Information shown:

----

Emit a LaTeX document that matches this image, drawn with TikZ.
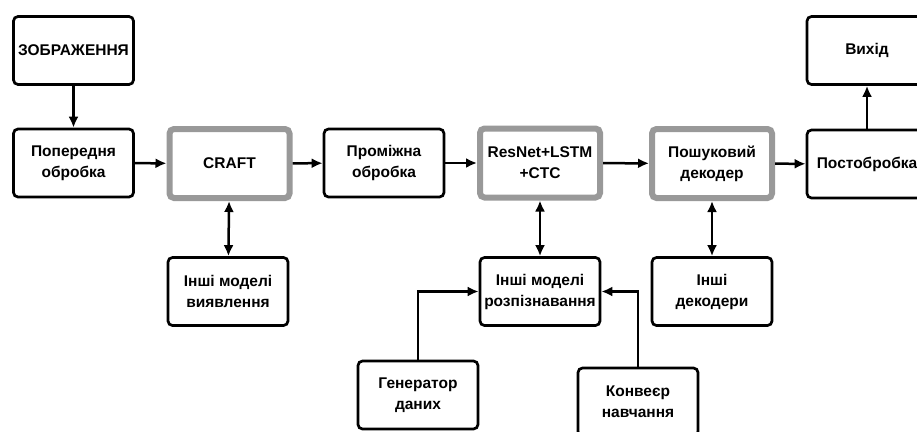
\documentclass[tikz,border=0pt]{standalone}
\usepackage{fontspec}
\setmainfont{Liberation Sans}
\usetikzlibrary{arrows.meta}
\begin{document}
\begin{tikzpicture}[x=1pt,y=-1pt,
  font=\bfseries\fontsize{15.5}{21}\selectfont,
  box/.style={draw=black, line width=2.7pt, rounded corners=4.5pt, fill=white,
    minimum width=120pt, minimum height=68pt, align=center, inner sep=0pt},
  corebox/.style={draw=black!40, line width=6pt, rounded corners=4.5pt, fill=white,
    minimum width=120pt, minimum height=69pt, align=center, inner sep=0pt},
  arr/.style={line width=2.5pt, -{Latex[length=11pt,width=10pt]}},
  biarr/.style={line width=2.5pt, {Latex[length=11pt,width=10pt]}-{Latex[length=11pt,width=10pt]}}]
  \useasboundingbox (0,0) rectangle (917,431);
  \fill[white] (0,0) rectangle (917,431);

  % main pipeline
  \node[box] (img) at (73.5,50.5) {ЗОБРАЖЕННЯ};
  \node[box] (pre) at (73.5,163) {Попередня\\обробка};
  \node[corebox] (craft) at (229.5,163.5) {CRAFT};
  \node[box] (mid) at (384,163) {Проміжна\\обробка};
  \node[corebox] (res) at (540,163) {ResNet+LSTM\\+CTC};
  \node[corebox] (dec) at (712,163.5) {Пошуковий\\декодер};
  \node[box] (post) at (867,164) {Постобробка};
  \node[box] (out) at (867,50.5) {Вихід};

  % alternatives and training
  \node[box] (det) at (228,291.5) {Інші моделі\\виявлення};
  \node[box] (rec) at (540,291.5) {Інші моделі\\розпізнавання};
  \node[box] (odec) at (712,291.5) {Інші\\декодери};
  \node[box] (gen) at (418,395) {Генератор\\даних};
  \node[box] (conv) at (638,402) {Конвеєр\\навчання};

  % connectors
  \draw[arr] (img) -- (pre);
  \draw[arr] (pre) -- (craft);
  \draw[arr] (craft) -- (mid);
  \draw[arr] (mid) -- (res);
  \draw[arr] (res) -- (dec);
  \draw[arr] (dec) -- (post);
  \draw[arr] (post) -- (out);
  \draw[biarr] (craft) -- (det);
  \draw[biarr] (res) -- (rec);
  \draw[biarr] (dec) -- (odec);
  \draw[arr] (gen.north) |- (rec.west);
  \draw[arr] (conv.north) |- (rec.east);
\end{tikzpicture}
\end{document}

----

Exercise: Without the pictures, write out all of the material exactly.

Response below:
Emit a LaTeX document that matches this image, drawn with TikZ.
\documentclass[tikz,border=0pt]{standalone}
\usepackage{fontspec}
\setmainfont{Liberation Sans}
\usetikzlibrary{arrows.meta}
\begin{document}
\begin{tikzpicture}[x=1pt,y=-1pt,
  font=\bfseries\fontsize{15.5}{21}\selectfont,
  box/.style={draw=black, line width=2.7pt, rounded corners=4.5pt, fill=white,
    minimum width=120pt, minimum height=68pt, align=center, inner sep=0pt},
  corebox/.style={draw=black!40, line width=6pt, rounded corners=4.5pt, fill=white,
    minimum width=120pt, minimum height=69pt, align=center, inner sep=0pt},
  arr/.style={line width=2.5pt, -{Latex[length=11pt,width=10pt]}},
  biarr/.style={line width=2.5pt, {Latex[length=11pt,width=10pt]}-{Latex[length=11pt,width=10pt]}}]
  \useasboundingbox (0,0) rectangle (917,431);
  \fill[white] (0,0) rectangle (917,431);

  % main pipeline
  \node[box] (img) at (73.5,50.5) {ЗОБРАЖЕННЯ};
  \node[box] (pre) at (73.5,163) {Попередня\\обробка};
  \node[corebox] (craft) at (229.5,163.5) {CRAFT};
  \node[box] (mid) at (384,163) {Проміжна\\обробка};
  \node[corebox] (res) at (540,163) {ResNet+LSTM\\+CTC};
  \node[corebox] (dec) at (712,163.5) {Пошуковий\\декодер};
  \node[box] (post) at (867,164) {Постобробка};
  \node[box] (out) at (867,50.5) {Вихід};

  % alternatives and training
  \node[box] (det) at (228,291.5) {Інші моделі\\виявлення};
  \node[box] (rec) at (540,291.5) {Інші моделі\\розпізнавання};
  \node[box] (odec) at (712,291.5) {Інші\\декодери};
  \node[box] (gen) at (418,395) {Генератор\\даних};
  \node[box] (conv) at (638,402) {Конвеєр\\навчання};

  % connectors
  \draw[arr] (img) -- (pre);
  \draw[arr] (pre) -- (craft);
  \draw[arr] (craft) -- (mid);
  \draw[arr] (mid) -- (res);
  \draw[arr] (res) -- (dec);
  \draw[arr] (dec) -- (post);
  \draw[arr] (post) -- (out);
  \draw[biarr] (craft) -- (det);
  \draw[biarr] (res) -- (rec);
  \draw[biarr] (dec) -- (odec);
  \draw[arr] (gen.north) |- (rec.west);
  \draw[arr] (conv.north) |- (rec.east);
\end{tikzpicture}
\end{document}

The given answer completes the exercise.